Objective: Lines containing the string "with" are to be counted; report only how many there are.

-=-=-=-=-

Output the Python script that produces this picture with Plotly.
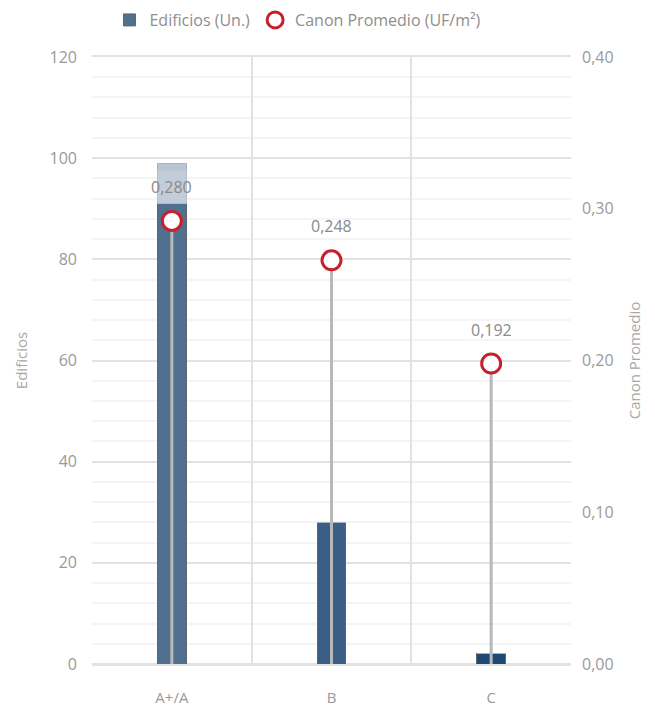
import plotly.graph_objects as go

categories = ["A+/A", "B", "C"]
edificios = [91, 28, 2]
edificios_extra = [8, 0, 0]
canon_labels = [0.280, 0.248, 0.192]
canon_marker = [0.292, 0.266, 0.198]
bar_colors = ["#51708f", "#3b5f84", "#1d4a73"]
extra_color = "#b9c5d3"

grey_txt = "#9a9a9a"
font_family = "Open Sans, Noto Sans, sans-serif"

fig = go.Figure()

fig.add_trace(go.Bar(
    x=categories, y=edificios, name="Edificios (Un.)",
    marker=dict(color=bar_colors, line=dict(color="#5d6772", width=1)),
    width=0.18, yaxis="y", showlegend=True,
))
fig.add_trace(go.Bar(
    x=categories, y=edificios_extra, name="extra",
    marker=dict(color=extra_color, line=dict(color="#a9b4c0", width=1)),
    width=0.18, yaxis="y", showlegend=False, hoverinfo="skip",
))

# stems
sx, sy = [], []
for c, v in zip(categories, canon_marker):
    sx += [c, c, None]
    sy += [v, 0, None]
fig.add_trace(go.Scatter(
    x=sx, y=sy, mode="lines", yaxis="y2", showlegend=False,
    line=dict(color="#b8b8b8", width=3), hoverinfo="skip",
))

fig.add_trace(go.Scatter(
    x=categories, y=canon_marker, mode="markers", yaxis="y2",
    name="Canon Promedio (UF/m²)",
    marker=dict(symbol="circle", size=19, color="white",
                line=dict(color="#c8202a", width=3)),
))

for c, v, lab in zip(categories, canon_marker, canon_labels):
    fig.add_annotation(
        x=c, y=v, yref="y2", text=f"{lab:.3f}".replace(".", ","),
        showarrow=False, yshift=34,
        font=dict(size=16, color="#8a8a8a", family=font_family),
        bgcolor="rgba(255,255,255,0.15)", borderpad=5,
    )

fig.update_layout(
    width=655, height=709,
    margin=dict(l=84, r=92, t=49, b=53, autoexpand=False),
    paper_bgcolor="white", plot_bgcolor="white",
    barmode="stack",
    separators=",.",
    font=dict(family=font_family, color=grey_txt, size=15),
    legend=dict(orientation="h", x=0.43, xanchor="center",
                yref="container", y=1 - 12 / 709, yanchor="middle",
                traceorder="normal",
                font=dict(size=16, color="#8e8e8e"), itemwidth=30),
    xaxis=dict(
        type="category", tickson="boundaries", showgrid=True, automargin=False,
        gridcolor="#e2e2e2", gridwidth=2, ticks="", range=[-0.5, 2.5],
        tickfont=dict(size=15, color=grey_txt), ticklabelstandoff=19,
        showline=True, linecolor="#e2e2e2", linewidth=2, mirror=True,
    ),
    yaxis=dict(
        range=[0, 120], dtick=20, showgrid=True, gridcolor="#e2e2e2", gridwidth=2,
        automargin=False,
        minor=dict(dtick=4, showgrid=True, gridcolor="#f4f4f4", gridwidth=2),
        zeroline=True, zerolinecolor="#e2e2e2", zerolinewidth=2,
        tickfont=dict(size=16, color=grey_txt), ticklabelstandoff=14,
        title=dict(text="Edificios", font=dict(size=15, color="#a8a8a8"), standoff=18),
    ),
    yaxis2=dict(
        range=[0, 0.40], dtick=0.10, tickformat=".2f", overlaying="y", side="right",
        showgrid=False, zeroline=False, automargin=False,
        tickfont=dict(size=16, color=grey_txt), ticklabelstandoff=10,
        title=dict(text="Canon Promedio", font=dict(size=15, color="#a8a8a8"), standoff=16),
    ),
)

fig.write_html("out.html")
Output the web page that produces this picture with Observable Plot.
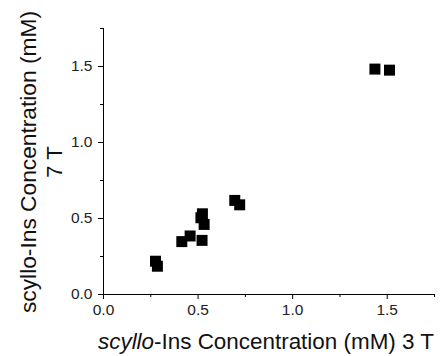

-=-=-=-=-

Response to this exercise: 2